Dubai Airport has done something awful to their Web site; where once flights were organised in table rows with class names like "data-row2", now, exactly half the flights are like that, they've been split between separate arrival, departure, and cargo-only pages, they only show the latest dozen or so movements each, and the rows that aren't "data-row2" don't have any class attributes but random HTML colours.
And the airline names have disappeared, replaced by their logos as GIFs.
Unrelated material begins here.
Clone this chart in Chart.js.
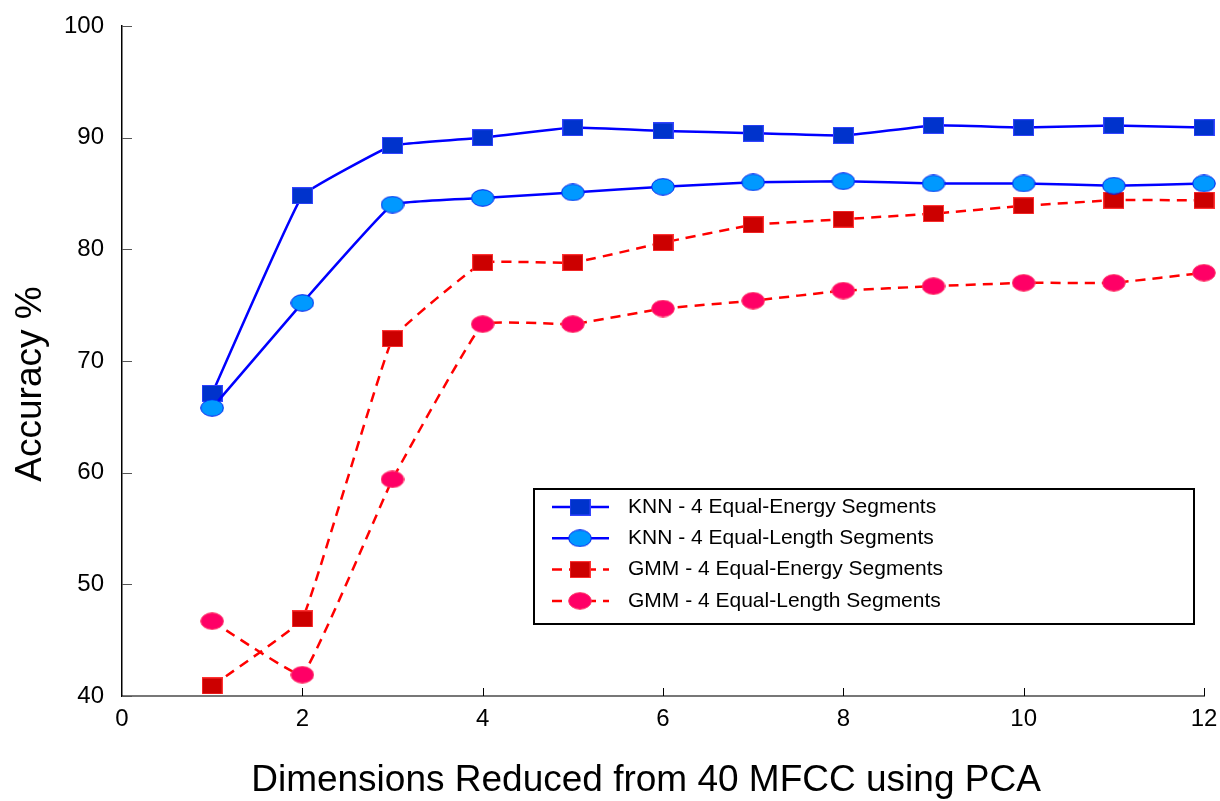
<!DOCTYPE html>
<html lang="en">
<head>
    <meta charset="UTF-8">
    <title>Accuracy vs PCA Dimensions</title>
    <script src="https://cdnjs.cloudflare.com/ajax/libs/Chart.js/4.4.0/chart.umd.min.js"></script>
    <style>
        html, body { margin: 0; padding: 0; background: #fff; }
        #wrap { width: 1220px; height: 801px; }
    </style>
</head>
<body>
    <div id="wrap"><canvas id="accChart" width="1220" height="801"></canvas></div>

    <script>
        // data
        const dims = [1, 2, 3, 4, 5, 6, 7, 8, 9, 10, 11, 12];
        const knnEnergy = [67.1, 84.8, 89.3, 90.0, 90.9, 90.6, 90.4, 90.2, 91.1, 90.9, 91.1, 90.9];
        const knnLength = [65.8, 75.2, 84.0, 84.6, 85.1, 85.6, 86.0, 86.1, 85.9, 85.9, 85.7, 85.9];
        const gmmEnergy = [40.9, 46.9, 72.0, 78.8, 78.8, 80.6, 82.2, 82.7, 83.2, 83.9, 84.4, 84.4];
        const gmmLength = [46.7, 41.9, 59.4, 73.3, 73.3, 74.7, 75.4, 76.3, 76.7, 77.0, 77.0, 77.9];
        const seriesLabels = [
            'KNN - 4 Equal-Energy Segments',
            'KNN - 4 Equal-Length Segments',
            'GMM - 4 Equal-Energy Segments',
            'GMM - 4 Equal-Length Segments'
        ];
        const xTitle = 'Dimensions Reduced from 40 MFCC using PCA';
        const yTitle = 'Accuracy %';

        const FONT = "'Liberation Sans', Arial, sans-serif";

        // marker images (square / ellipse)
        function makeMarker(shape, w, h, fill, stroke) {
            const c = document.createElement('canvas');
            c.width = w; c.height = h;
            const g = c.getContext('2d');
            g.fillStyle = fill;
            g.strokeStyle = stroke;
            g.lineWidth = 1;
            if (shape === 'rect') {
                g.fillRect(0, 0, w, h);
                g.strokeRect(0.5, 0.5, w - 1, h - 1);
            } else {
                g.beginPath();
                g.ellipse(w / 2, h / 2, w / 2 - 0.7, h / 2 - 0.7, 0, 0, Math.PI * 2);
                g.fill();
                g.stroke();
            }
            return c;
        }

        const mkKnnE = makeMarker('rect', 21, 17, '#0033cc', '#3344ff');
        const mkKnnL = makeMarker('ellipse', 24, 18, '#0099ff', '#0022ee');
        const mkGmmE = makeMarker('rect', 21, 17, '#cc0000', '#ff3333');
        const mkGmmL = makeMarker('ellipse', 24, 18, '#ff0066', '#ff3366');

        function toPoints(arr) {
            return dims.map((d, i) => ({ x: d, y: arr[i] }));
        }

        // inward tick marks, axis titles, legend box
        const extrasPlugin = {
            id: 'extras',
            afterDraw(chart) {
                const ctx = chart.ctx;
                const xs = chart.scales.x, ys = chart.scales.y;
                const area = chart.chartArea;
                ctx.save();
                ctx.lineWidth = 1;
                ctx.strokeStyle = '#555';
                ys.ticks.forEach(t => {
                    const py = Math.round(ys.getPixelForValue(t.value)) + 0.5;
                    ctx.beginPath();
                    ctx.moveTo(area.left, py);
                    ctx.lineTo(area.left + 10, py);
                    ctx.stroke();
                });
                ctx.strokeStyle = '#000';
                xs.ticks.forEach(t => {
                    if (t.value === 0) return;
                    const px = Math.round(xs.getPixelForValue(t.value)) + 0.5;
                    ctx.beginPath();
                    ctx.moveTo(px, area.bottom);
                    ctx.lineTo(px, area.bottom - 8);
                    ctx.stroke();
                });

                // axis titles
                ctx.fillStyle = '#000';
                ctx.textAlign = 'center';
                ctx.textBaseline = 'middle';
                ctx.font = '37px ' + FONT;
                ctx.fillText(xTitle, 646, 781);
                ctx.save();
                ctx.translate(31, 384);
                ctx.rotate(-Math.PI / 2);
                ctx.fillText(yTitle, 0, 0);
                ctx.restore();

                // legend
                const lx = 534, ly = 489, lw = 660, lh = 135;
                ctx.fillStyle = '#fff';
                ctx.fillRect(lx, ly, lw, lh);
                ctx.strokeStyle = '#000';
                ctx.lineWidth = 2;
                ctx.strokeRect(lx, ly, lw, lh);
                ctx.font = '21px ' + FONT;
                ctx.textBaseline = 'middle';
                ctx.textAlign = 'left';
                chart.data.datasets.forEach((ds, i) => {
                    const ry = 507 + i * 31.3;
                    ctx.strokeStyle = ds.borderColor;
                    ctx.lineWidth = ds.borderWidth;
                    ctx.setLineDash(ds.borderDash || []);
                    ctx.beginPath();
                    ctx.moveTo(552, ry);
                    ctx.lineTo(609, ry);
                    ctx.stroke();
                    ctx.setLineDash([]);
                    const img = ds.pointStyle;
                    ctx.drawImage(img, 580 - img.width / 2, ry - img.height / 2);
                    ctx.fillStyle = '#000';
                    ctx.fillText(ds.label, 628, ry);
                });
                ctx.restore();
            }
        };

        function noScalePadding(scale) {
            scale.paddingTop = 0;
            scale.paddingBottom = 0;
            scale.paddingLeft = 0;
            scale.paddingRight = 0;
        }

        const ctx = document.getElementById('accChart').getContext('2d');
        const chartAcc = new Chart(ctx, {
            type: 'line',
            data: {
                datasets: [
                    {
                        label: seriesLabels[0], data: toPoints(knnEnergy),
                        borderColor: '#0000ff', borderWidth: 2.5, pointStyle: mkKnnE, order: 1
                    },
                    {
                        label: seriesLabels[1], data: toPoints(knnLength),
                        borderColor: '#0000ff', borderWidth: 2.5, pointStyle: mkKnnL, order: 0
                    },
                    {
                        label: seriesLabels[2], data: toPoints(gmmEnergy),
                        borderColor: '#ff0000', borderWidth: 2.5, borderDash: [10, 7], pointStyle: mkGmmE, order: 3
                    },
                    {
                        label: seriesLabels[3], data: toPoints(gmmLength),
                        borderColor: '#ff0000', borderWidth: 2.5, borderDash: [10, 7], pointStyle: mkGmmL, order: 2
                    }
                ]
            },
            options: {
                responsive: false,
                animation: false,
                devicePixelRatio: 1,
                clip: false,
                layout: { padding: { left: 0, top: 26, right: 16, bottom: 0 } },
                elements: {
                    line: { tension: 0.08, fill: false },
                    point: { radius: 10 }
                },
                plugins: {
                    legend: { display: false },
                    tooltip: { enabled: false }
                },
                scales: {
                    x: {
                        type: 'linear', min: 0, max: 12,
                        ticks: { stepSize: 2, color: '#000', font: { family: FONT, size: 24 }, padding: 9 },
                        grid: { display: false, drawTicks: false },
                        border: { display: true, color: '#777', width: 2 },
                        afterFit(scale) { scale.height = 105; noScalePadding(scale); }
                    },
                    y: {
                        min: 40, max: 100,
                        ticks: { stepSize: 10, color: '#000', font: { family: FONT, size: 24 }, padding: 18 },
                        grid: { display: false, drawTicks: false },
                        border: { display: true, color: '#000', width: 1.5 },
                        afterFit(scale) { scale.width = 122; noScalePadding(scale); }
                    }
                }
            },
            plugins: [extrasPlugin]
        });
    </script>
</body>
</html>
Unhelpful, but then, why should they want to help me?
Anyway, I've solved the parsing issue with following horrible hack.
output = [[td.string or td.img["src"] for td in tr.findAll(True) if td.string or td.img] for tr in soup.findAll('tr', bgcolor=lambda(value): value == 'White' or value == '#F7F7DE')]
As it happened, I later realised I didn't need to bother grabbing the logo filenames in order to extract airline identifiers from them, so the td.img["src"] bit can be dropped.
But it looks like I'm going to need to do the lookup from ICAO or IATA identifiers to airline names, which is necessary to avoid having to remake the whitelist and the database and the stats script, myself. Fortunately, there's a list on wikipedia. The good news is that I've come up with a way of differentiating the ICAO and the IATA names in the flight numbers. ICAOs are always three alphabetical characters; IATAs are two alphanumeric characters, which aren't necessarily globally unique. In a flight number, they can be followed by a number of variable length.
But if the third character in the flight number is a digit, the first two must be an IATA identifier; if a string, it must be an ICAO identifier.